[Source code of charts]
====

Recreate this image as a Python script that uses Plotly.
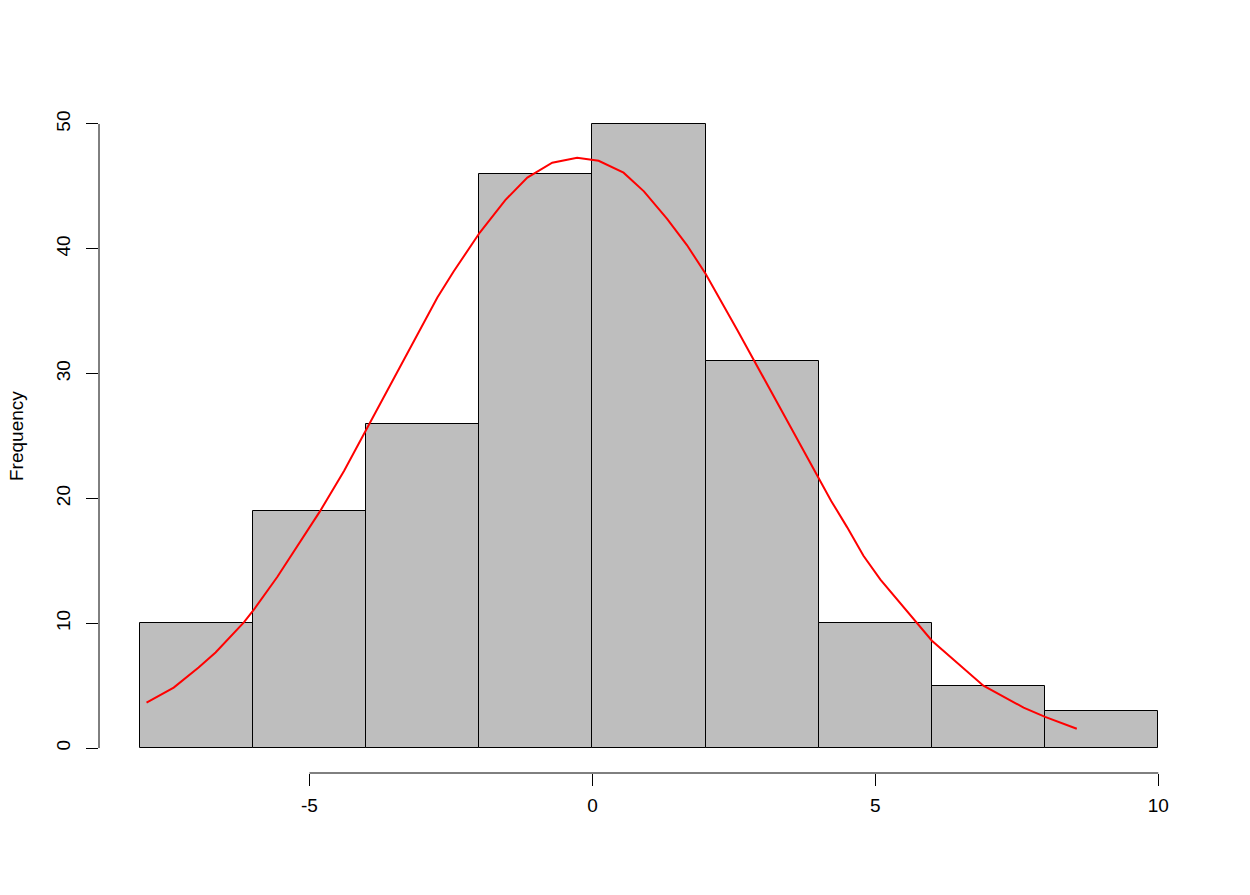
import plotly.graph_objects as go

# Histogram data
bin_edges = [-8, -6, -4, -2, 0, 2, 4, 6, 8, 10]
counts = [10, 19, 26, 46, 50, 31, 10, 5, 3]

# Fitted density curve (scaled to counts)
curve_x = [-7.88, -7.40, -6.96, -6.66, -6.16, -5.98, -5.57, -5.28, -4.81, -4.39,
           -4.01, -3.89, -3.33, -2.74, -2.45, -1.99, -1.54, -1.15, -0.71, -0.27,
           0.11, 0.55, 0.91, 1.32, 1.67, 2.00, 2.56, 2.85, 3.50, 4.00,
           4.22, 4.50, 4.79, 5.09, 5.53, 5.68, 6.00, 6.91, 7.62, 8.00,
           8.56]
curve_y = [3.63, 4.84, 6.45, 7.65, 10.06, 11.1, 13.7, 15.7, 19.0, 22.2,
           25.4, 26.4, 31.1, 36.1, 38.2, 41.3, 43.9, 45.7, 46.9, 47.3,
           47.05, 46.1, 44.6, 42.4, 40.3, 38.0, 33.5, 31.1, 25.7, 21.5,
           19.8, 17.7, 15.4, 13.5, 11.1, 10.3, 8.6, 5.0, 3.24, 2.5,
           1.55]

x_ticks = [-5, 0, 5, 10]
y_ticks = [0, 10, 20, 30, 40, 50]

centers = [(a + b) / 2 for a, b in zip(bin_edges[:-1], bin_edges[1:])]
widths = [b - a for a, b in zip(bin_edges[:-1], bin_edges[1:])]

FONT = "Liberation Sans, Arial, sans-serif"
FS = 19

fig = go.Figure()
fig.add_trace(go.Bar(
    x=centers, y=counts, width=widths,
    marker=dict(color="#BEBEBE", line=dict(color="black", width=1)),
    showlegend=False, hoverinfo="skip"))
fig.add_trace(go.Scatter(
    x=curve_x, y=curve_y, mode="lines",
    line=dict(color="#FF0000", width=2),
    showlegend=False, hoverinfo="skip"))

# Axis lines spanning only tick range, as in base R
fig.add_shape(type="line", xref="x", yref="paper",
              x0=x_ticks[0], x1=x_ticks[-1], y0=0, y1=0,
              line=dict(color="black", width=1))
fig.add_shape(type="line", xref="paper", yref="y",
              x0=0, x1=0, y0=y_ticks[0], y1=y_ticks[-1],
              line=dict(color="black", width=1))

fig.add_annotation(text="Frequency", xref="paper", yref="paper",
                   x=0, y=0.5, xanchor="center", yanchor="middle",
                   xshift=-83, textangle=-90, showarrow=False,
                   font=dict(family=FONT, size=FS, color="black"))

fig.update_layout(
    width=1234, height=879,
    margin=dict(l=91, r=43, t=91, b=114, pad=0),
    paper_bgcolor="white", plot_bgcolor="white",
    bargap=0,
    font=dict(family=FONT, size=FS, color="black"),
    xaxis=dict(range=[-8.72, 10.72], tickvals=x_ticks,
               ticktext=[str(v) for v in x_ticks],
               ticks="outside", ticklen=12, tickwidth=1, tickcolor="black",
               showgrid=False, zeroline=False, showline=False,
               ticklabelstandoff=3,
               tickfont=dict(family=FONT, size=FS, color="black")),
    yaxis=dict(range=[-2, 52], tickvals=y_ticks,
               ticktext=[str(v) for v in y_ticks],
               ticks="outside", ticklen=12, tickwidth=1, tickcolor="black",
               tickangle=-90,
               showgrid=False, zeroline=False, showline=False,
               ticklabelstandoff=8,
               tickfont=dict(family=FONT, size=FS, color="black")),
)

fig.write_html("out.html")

====

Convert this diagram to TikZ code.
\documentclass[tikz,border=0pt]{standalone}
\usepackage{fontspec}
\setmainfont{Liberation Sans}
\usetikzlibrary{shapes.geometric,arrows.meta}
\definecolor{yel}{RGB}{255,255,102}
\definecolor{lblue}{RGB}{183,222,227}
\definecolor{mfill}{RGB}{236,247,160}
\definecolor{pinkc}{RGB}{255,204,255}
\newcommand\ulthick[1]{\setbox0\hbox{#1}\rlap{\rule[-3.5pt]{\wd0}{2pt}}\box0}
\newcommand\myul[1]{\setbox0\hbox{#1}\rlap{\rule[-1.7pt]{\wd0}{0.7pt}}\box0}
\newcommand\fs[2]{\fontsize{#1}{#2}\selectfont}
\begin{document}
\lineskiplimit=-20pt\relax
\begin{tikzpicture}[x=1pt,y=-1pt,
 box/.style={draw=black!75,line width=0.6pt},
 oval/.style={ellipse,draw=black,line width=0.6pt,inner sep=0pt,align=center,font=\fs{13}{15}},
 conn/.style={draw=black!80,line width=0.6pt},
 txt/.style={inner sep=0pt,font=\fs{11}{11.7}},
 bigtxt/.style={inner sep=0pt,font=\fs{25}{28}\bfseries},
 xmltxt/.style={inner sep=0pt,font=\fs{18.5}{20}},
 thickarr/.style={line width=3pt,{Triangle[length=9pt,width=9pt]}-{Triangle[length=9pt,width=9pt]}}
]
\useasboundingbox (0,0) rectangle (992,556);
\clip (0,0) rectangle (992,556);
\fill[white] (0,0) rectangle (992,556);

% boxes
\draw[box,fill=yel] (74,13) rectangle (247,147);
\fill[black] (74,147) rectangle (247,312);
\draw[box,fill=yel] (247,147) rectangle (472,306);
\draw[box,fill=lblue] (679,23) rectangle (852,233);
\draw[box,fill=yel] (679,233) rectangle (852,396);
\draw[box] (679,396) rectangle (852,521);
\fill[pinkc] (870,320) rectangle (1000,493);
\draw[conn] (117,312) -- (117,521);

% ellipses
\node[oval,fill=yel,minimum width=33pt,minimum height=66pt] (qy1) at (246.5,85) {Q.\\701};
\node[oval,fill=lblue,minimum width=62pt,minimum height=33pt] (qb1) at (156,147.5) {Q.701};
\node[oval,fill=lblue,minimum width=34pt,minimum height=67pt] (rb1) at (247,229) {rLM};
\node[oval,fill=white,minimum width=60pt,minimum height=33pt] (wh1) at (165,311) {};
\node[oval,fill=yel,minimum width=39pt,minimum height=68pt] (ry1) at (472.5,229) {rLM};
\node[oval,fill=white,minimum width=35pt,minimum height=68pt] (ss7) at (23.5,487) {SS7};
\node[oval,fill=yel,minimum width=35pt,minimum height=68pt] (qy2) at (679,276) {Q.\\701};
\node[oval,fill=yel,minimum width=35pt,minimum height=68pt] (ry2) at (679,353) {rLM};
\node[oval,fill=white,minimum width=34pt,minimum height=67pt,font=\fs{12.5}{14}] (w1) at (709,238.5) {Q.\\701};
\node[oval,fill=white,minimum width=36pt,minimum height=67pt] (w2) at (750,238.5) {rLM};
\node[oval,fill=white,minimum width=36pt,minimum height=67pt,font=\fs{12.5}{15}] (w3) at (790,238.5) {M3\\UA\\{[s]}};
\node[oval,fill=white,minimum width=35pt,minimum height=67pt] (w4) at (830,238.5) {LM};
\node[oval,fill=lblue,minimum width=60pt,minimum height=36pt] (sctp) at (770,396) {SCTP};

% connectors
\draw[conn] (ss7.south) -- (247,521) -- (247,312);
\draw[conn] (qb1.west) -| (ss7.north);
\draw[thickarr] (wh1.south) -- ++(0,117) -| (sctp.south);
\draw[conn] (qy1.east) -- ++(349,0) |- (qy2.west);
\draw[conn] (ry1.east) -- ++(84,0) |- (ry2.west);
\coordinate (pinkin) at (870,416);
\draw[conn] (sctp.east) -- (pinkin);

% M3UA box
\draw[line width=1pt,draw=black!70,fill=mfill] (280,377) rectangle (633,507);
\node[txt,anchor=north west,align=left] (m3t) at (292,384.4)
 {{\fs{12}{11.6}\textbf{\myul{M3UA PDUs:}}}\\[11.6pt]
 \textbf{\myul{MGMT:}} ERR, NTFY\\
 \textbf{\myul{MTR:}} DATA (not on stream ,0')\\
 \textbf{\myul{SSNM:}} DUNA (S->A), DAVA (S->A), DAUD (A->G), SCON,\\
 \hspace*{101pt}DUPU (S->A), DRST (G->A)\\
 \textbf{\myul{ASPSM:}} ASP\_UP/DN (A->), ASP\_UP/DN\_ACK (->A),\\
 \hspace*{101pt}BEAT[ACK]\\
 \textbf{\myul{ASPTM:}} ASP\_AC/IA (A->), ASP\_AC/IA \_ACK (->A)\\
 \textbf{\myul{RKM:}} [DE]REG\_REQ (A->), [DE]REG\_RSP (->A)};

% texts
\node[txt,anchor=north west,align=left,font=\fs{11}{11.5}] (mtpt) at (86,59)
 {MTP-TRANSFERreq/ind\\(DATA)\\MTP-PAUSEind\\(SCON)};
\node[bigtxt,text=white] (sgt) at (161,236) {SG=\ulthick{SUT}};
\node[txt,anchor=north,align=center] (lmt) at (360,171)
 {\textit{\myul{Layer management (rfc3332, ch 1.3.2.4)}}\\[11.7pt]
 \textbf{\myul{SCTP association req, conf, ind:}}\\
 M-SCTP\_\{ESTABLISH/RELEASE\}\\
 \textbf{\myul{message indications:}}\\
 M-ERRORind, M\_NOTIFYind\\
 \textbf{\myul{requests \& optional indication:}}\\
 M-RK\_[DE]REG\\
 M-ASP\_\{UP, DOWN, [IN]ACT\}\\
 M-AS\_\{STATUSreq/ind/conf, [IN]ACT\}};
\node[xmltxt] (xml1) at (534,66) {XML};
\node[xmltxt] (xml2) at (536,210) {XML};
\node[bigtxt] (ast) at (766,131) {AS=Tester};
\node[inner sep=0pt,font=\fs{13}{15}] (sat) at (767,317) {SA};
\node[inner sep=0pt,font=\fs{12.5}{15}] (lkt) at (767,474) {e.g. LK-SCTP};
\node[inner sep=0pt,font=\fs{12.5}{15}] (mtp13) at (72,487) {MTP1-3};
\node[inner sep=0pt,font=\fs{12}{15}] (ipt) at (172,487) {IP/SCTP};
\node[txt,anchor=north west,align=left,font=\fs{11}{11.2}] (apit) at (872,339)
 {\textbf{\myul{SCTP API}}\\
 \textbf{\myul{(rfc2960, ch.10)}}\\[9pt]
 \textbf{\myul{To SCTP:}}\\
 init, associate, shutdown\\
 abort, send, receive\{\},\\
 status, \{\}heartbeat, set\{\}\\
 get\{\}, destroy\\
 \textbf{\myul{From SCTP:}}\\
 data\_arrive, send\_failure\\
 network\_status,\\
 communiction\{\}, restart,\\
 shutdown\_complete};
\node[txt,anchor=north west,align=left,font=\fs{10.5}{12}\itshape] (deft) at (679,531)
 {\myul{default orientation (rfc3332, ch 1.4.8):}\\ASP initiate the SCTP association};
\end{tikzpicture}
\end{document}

====

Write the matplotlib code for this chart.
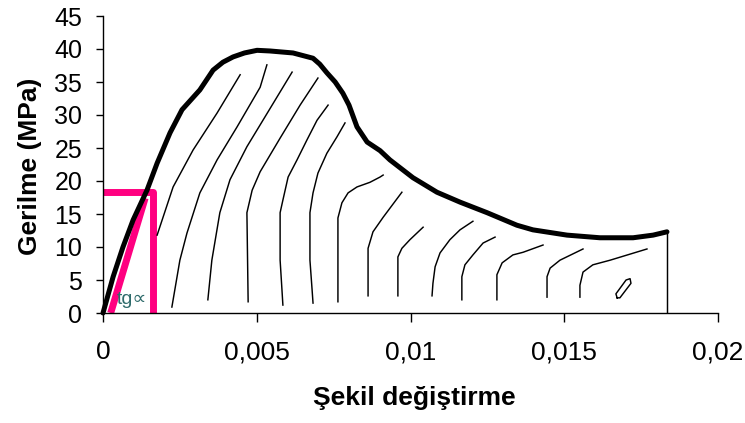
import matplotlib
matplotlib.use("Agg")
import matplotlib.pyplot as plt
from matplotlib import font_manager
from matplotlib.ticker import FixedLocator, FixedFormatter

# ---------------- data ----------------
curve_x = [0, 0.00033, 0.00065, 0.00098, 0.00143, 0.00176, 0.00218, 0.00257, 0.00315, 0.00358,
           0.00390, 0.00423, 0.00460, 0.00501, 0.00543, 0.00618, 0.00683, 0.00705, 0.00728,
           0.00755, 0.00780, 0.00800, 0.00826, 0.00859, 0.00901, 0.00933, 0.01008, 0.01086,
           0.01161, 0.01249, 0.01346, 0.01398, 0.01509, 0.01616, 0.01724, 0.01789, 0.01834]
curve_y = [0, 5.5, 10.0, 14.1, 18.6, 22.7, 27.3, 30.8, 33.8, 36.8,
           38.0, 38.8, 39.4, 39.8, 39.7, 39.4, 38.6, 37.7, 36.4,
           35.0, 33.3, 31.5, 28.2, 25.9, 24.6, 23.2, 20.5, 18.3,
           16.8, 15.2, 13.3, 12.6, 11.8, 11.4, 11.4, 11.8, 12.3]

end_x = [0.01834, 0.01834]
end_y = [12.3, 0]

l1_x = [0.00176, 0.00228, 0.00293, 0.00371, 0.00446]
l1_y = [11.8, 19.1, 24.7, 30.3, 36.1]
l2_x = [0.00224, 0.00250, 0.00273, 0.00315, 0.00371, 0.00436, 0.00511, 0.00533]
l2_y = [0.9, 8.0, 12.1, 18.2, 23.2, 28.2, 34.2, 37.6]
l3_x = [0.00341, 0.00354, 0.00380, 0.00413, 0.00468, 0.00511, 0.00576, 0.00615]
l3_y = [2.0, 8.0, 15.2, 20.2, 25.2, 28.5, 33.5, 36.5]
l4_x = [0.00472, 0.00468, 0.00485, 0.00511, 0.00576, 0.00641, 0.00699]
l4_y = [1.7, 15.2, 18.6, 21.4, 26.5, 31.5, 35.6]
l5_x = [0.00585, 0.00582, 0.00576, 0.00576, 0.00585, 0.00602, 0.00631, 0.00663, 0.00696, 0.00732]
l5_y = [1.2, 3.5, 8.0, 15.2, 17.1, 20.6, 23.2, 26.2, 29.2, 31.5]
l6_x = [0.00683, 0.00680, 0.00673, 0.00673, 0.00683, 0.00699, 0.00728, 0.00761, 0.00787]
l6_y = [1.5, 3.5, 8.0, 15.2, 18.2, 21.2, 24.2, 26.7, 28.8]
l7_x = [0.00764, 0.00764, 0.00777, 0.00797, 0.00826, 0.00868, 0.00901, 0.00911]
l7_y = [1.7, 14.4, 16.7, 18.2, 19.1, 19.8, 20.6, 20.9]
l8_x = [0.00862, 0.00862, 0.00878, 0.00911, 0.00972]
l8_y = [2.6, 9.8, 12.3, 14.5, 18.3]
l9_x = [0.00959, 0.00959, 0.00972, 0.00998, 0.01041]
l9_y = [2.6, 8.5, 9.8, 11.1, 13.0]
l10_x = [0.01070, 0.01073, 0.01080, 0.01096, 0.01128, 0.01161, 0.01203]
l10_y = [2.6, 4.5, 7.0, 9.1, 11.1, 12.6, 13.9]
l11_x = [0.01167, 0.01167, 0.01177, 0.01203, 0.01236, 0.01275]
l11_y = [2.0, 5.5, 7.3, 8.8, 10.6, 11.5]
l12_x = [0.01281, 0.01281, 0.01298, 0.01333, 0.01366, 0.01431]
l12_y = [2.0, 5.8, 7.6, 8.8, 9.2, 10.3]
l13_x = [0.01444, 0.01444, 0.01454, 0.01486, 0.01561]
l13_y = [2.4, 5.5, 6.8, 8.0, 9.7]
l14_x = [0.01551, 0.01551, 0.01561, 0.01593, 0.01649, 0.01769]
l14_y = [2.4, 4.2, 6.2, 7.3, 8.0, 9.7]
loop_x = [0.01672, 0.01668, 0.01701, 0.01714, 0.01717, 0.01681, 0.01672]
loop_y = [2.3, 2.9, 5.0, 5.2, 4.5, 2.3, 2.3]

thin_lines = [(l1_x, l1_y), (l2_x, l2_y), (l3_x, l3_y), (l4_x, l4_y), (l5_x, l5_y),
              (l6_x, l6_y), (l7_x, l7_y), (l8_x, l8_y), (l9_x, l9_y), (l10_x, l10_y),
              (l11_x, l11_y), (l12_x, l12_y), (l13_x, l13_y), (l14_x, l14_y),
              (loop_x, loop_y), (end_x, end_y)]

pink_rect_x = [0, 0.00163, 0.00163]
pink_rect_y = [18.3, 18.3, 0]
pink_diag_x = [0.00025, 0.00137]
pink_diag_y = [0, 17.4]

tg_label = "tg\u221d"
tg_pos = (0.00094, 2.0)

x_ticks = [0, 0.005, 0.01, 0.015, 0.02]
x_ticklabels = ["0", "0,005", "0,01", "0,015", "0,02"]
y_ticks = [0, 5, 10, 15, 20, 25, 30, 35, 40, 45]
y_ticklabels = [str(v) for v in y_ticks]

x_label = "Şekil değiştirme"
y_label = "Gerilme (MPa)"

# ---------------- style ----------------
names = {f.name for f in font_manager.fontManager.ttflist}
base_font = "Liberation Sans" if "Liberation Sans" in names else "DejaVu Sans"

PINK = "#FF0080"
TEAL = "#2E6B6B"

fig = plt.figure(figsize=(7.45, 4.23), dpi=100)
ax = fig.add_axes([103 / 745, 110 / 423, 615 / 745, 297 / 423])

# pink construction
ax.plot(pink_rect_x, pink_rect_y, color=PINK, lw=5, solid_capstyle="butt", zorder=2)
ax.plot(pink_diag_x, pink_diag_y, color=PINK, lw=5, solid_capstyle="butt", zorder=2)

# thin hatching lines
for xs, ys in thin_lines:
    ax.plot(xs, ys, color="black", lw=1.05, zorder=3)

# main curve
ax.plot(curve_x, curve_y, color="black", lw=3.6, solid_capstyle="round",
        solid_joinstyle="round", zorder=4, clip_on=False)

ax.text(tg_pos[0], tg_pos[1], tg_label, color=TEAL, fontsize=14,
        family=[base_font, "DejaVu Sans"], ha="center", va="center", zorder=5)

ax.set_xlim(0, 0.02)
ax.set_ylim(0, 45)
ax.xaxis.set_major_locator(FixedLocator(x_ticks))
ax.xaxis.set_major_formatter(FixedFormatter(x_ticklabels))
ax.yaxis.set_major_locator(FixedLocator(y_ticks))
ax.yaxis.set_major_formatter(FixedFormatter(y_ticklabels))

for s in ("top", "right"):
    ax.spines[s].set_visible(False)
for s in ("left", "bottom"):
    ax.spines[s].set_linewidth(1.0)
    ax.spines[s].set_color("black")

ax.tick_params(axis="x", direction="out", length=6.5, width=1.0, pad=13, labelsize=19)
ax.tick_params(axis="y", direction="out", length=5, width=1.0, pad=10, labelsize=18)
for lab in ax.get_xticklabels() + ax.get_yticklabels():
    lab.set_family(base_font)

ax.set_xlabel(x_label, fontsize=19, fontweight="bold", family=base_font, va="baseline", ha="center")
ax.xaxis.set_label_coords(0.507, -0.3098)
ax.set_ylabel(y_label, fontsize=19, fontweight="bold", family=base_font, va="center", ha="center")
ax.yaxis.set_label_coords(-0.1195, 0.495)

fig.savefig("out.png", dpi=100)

====

Only the lines from the one bearing "Recreate this image" to the one bearing "y_ticks = [0, 10, 20, 30, 40, 50]", both included, should be restated word for word, with pictures left out.

Recreate this image as a Python script that uses Plotly.
import plotly.graph_objects as go

# Histogram data
bin_edges = [-8, -6, -4, -2, 0, 2, 4, 6, 8, 10]
counts = [10, 19, 26, 46, 50, 31, 10, 5, 3]

# Fitted density curve (scaled to counts)
curve_x = [-7.88, -7.40, -6.96, -6.66, -6.16, -5.98, -5.57, -5.28, -4.81, -4.39,
           -4.01, -3.89, -3.33, -2.74, -2.45, -1.99, -1.54, -1.15, -0.71, -0.27,
           0.11, 0.55, 0.91, 1.32, 1.67, 2.00, 2.56, 2.85, 3.50, 4.00,
           4.22, 4.50, 4.79, 5.09, 5.53, 5.68, 6.00, 6.91, 7.62, 8.00,
           8.56]
curve_y = [3.63, 4.84, 6.45, 7.65, 10.06, 11.1, 13.7, 15.7, 19.0, 22.2,
           25.4, 26.4, 31.1, 36.1, 38.2, 41.3, 43.9, 45.7, 46.9, 47.3,
           47.05, 46.1, 44.6, 42.4, 40.3, 38.0, 33.5, 31.1, 25.7, 21.5,
           19.8, 17.7, 15.4, 13.5, 11.1, 10.3, 8.6, 5.0, 3.24, 2.5,
           1.55]

x_ticks = [-5, 0, 5, 10]
y_ticks = [0, 10, 20, 30, 40, 50]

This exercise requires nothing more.